Wayne Chen to fight hold placed on his NCB shares
Businessman Wayne Chen, operator of Super Plus supermarket, says he will be contesting an application scheduled to be made by Amalgamated Distributors Limited in the Supreme Court for a final charging order against more than 1.3 billion shares he holds in NCB Financial Group to recover a debt.
Amalgamated had sued both Tikal, which trades as Super Plus Food Stores, as well as Chen in October 2011 for failing to honour their obligations under a settlement agreement dated April 21, 2010, for goods sold and delivered to Tikal.
Amalgamated Distributors obtained a default judgement against Chen and the company in January 2012.

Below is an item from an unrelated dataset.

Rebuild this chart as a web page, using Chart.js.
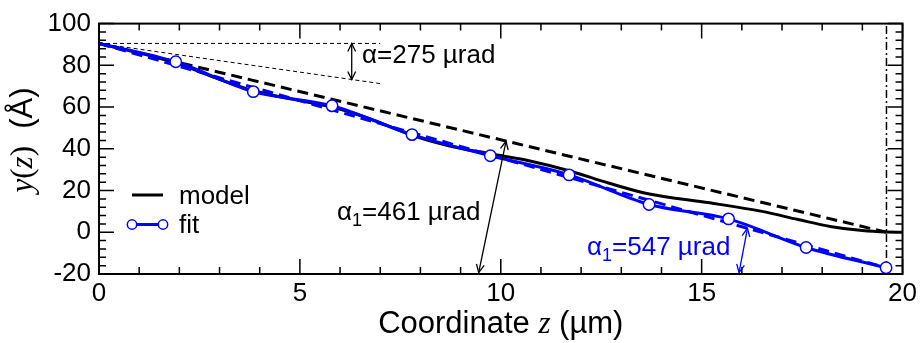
<!DOCTYPE html>
<html>
<head>
<meta charset="utf-8">
<script src="https://cdn.jsdelivr.net/npm/chart.js@4"></script>
<style>
  html, body { margin: 0; padding: 0; background: #fff; }
  #wrap { width: 921px; height: 343px; }
</style>
</head>
<body>
<div id="wrap"><canvas id="c" width="921" height="343"></canvas></div>
<script>
// --- data ---
const modelX = [0, 1.91, 2.9, 3.84, 4.8, 5.8, 6.8, 7.79, 8.7, 9.74, 10.7, 11.7, 12.7, 13.7, 15.2, 16.5, 17.4, 18.2, 19.0, 19.6, 20];
const modelY = [90.5, 81.2, 74, 67.8, 63.8, 60, 54, 46.5, 41.5, 37.6, 34.3, 29.5, 23.5, 18.3, 14.1, 10, 6.1, 2.8, 0.8, 0.1, 0];

const fitX = [1.91, 3.84, 5.80, 7.79, 9.74, 11.70, 13.69, 15.67, 17.60, 19.59];
const fitY = [81.7, 67.4, 60.6, 46.8, 36.7, 27.5, 13.3, 6.4, -7.3, -17.0];
const fitStart = [0, 90.5];

// straight reference lines [x0, y0, x1, y1]
const slopeModel = [0, 90.5, 19.6, 0];      // alpha1 = 461 urad
const slopeFit = [0, 90.5, 19.6, -17.1];    // alpha1 = 547 urad
const flatRef = [0, 90.5, 7, 90.5];
const slopeRef = [0, 90.5, 7, 71.25];       // alpha = 275 urad
const edgeZ = 19.6;

const xTicksMajor = [0, 5, 10, 15, 20];
const yTicksMajor = [-20, 0, 20, 40, 60, 80, 100];

const BLUE = '#0000ff';
const SANS = '"Liberation Sans", Arial, sans-serif';
const SERIF = '"Liberation Serif", "Times New Roman", serif';

const seg = a => [{x: a[0], y: a[1]}, {x: a[2], y: a[3]}];
const pts = (xs, ys) => xs.map((x, i) => ({x: x, y: ys[i]}));

function arrowHead(ctx, x0, y0, x1, y1, len) {
  const ang = Math.atan2(y1 - y0, x1 - x0);
  const a = Math.PI / 7;
  ctx.beginPath();
  ctx.moveTo(x1 - len * Math.cos(ang - a), y1 - len * Math.sin(ang - a));
  ctx.lineTo(x1, y1);
  ctx.lineTo(x1 - len * Math.cos(ang + a), y1 - len * Math.sin(ang + a));
  ctx.stroke();
}
function dblArrow(ctx, x0, y0, x1, y1, color) {
  ctx.save();
  ctx.strokeStyle = color;
  ctx.lineWidth = 1.3;
  ctx.beginPath(); ctx.moveTo(x0, y0); ctx.lineTo(x1, y1); ctx.stroke();
  arrowHead(ctx, x0, y0, x1, y1, 9);
  arrowHead(ctx, x1, y1, x0, y0, 9);
  ctx.restore();
}
// text made of pieces: [text, font, dy]
function pieces(ctx, x, y, parts, color) {
  ctx.fillStyle = color;
  ctx.textBaseline = 'alphabetic';
  ctx.textAlign = 'left';
  parts.forEach(p => {
    ctx.font = p[1];
    ctx.fillText(p[0], x, y + (p[2] || 0));
    x += ctx.measureText(p[0]).width;
  });
}
function piecesWidth(ctx, parts) {
  let w = 0;
  parts.forEach(p => { ctx.font = p[1]; w += ctx.measureText(p[0]).width; });
  return w;
}

const decor = {
  id: 'decor',
  afterDraw(chart) {
    const ctx = chart.ctx;
    const xs = chart.scales.x, ys = chart.scales.y;
    const a = chart.chartArea;
    const px = v => xs.getPixelForValue(v), py = v => ys.getPixelForValue(v);
    ctx.save();
    // frame
    ctx.strokeStyle = '#000';
    ctx.lineWidth = 2;
    ctx.strokeRect(a.left, a.top, a.right - a.left, a.bottom - a.top);
    // inward ticks
    ctx.lineWidth = 1.5;
    ctx.beginPath();
    for (let v = 0; v <= 20; v += 1) {
      const L = xTicksMajor.includes(v) ? 15 : 7;
      const x = px(v);
      ctx.moveTo(x, a.bottom); ctx.lineTo(x, a.bottom - L);
      ctx.moveTo(x, a.top); ctx.lineTo(x, a.top + L);
    }
    for (let v = -20; v <= 100; v += 4) {
      const L = yTicksMajor.includes(v) ? 15 : 7;
      const y = py(v);
      ctx.moveTo(a.left, y); ctx.lineTo(a.left + L, y);
      ctx.moveTo(a.right, y); ctx.lineTo(a.right - L, y);
    }
    ctx.stroke();

    // arrows
    dblArrow(ctx, px(6.29), py(90.5), px(6.29), py(73.2), '#000');
    dblArrow(ctx, px(9.45), py(-19.3), px(10.13), py(43.6), '#000');
    dblArrow(ctx, px(15.93), py(-19.3), px(16.14), py(1.9), BLUE);

    // annotations
    const f26 = '26px ' + SANS, f18 = '18px ' + SANS;
    pieces(ctx, 362, 63, [['α=275 µrad', f26]], '#000');
    pieces(ctx, 337, 220, [['α', f26], ['1', f18, 6], ['=461 µrad', f26]], '#000');
    pieces(ctx, 587, 255, [['α', f26], ['1', f18, 6], ['=547 µrad', f26]], BLUE);

    // legend
    ctx.lineWidth = 3;
    ctx.setLineDash([]);
    ctx.strokeStyle = '#000';
    ctx.beginPath(); ctx.moveTo(132, 195); ctx.lineTo(163, 195); ctx.stroke();
    ctx.strokeStyle = BLUE;
    ctx.beginPath(); ctx.moveTo(132, 224.5); ctx.lineTo(163, 224.5); ctx.stroke();
    ctx.lineWidth = 1.5;
    [132, 163].forEach(cx => {
      ctx.beginPath(); ctx.arc(cx, 224.5, 4.7, 0, Math.PI * 2);
      ctx.fillStyle = '#fff'; ctx.fill(); ctx.stroke();
    });
    pieces(ctx, 179, 204, [['model', f26]], '#000');
    pieces(ctx, 179, 233, [['fit', f26]], '#000');

    // axis titles
    const f31 = '31px ' + SANS, i31 = 'italic 31px ' + SERIF, s31 = '31px ' + SERIF;
    const xt = [['Coordinate ', f31], ['z', i31], [' (µm)', f31]];
    const xw = piecesWidth(ctx, xt);
    pieces(ctx, (a.left + a.right) / 2 - xw / 2, 333, xt, '#000');
    const yt = [['y', i31], ['(', s31], ['z', i31], [')', s31], ['  (Å)', f31]];
    const yw = piecesWidth(ctx, yt);
    ctx.translate(32, 140);
    ctx.rotate(-Math.PI / 2);
    pieces(ctx, -yw / 2, 0, yt, '#000');
    ctx.restore();
  }
};

const line = (data, color, width, dash, extra) => Object.assign({
  data: data, showLine: true, borderColor: color, backgroundColor: color,
  borderWidth: width, borderDash: dash, pointRadius: 0, fill: false
}, extra || {});

new Chart(document.getElementById('c'), {
  type: 'scatter',
  data: {
    datasets: [
      Object.assign(line(pts(fitX, fitY), BLUE, 1.5, []), {
        showLine: false, pointRadius: 5.7, pointBorderColor: BLUE,
        pointBackgroundColor: '#fff', pointBorderWidth: 1.5
      }),
      line(seg(slopeFit), BLUE, 3, [11, 6]),
      line([{x: fitStart[0], y: fitStart[1]}].concat(pts(fitX, fitY)), BLUE, 3, [], {cubicInterpolationMode: 'monotone'}),
      line(pts(modelX, modelY), '#000', 3, [], {cubicInterpolationMode: 'monotone'}),
      line(seg(slopeModel), '#000', 3, [11, 6]),
      line(seg(flatRef), '#000', 1, [4, 3]),
      line(seg(slopeRef), '#000', 1, [4, 3]),
      line([{x: edgeZ, y: -20}, {x: edgeZ, y: 100}], '#000', 1.5, [8, 3, 2, 3])
    ]
  },
  options: {
    responsive: false,
    animation: false,
    layout: { padding: { left: 0, right: 16, top: 12, bottom: 0 } },
    plugins: { legend: { display: false }, tooltip: { enabled: false } },
    scales: {
      x: {
        type: 'linear', min: 0, max: 20,
        ticks: { stepSize: 5, color: '#000', padding: 4, maxRotation: 0, font: { family: SANS, size: 26 } },
        grid: { display: false, drawTicks: false },
        border: { display: false },
        afterFit: s => { s.height = 69; }
      },
      y: {
        type: 'linear', min: -20, max: 100,
        ticks: { stepSize: 20, color: '#000', padding: 8, font: { family: SANS, size: 26 } },
        grid: { display: false, drawTicks: false },
        border: { display: false },
        afterFit: s => { s.width = 99; }
      }
    }
  },
  plugins: [decor]
});
</script>
</body>
</html>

Tikal, Wayne Chen, as well as Richard Chen, who were named as defendants to the suit, made an application in the Supreme Court to set aside the judgement, but the application was rejected.
In October 2018, Justice Andrea Thomas, based on an application by attorney Jalil Dabdoub, made a provisional charging order in favour of Amalgamated Distributors on 1,313,632,366 shares said to be owned and held by Wayne Chen in NCB Financial Group with respect to the 2012 default judgement.
The order relates to debt of US$174,943, costs of $24,000 with interest amounting to US$70,404 on the judgement sum as well as $9,670 on the costs. It also relates to a final costs certificate obtained by Amalgamated in the sum of $465,874 together with interest amounting to $71,229.
Based on the provisional charging order, the court also barred Chen trading or transacting business with the shares without first paying the judgement debt in full, inclusive of interest and costs as well as the final costs certificate together with interest.
The hearing of the final charging order is set for March 28.
NCB Financial, which operates Jamaica’s largest commercial bank, is principally owned by Chen’s half-brother, Michael Lee-Chin.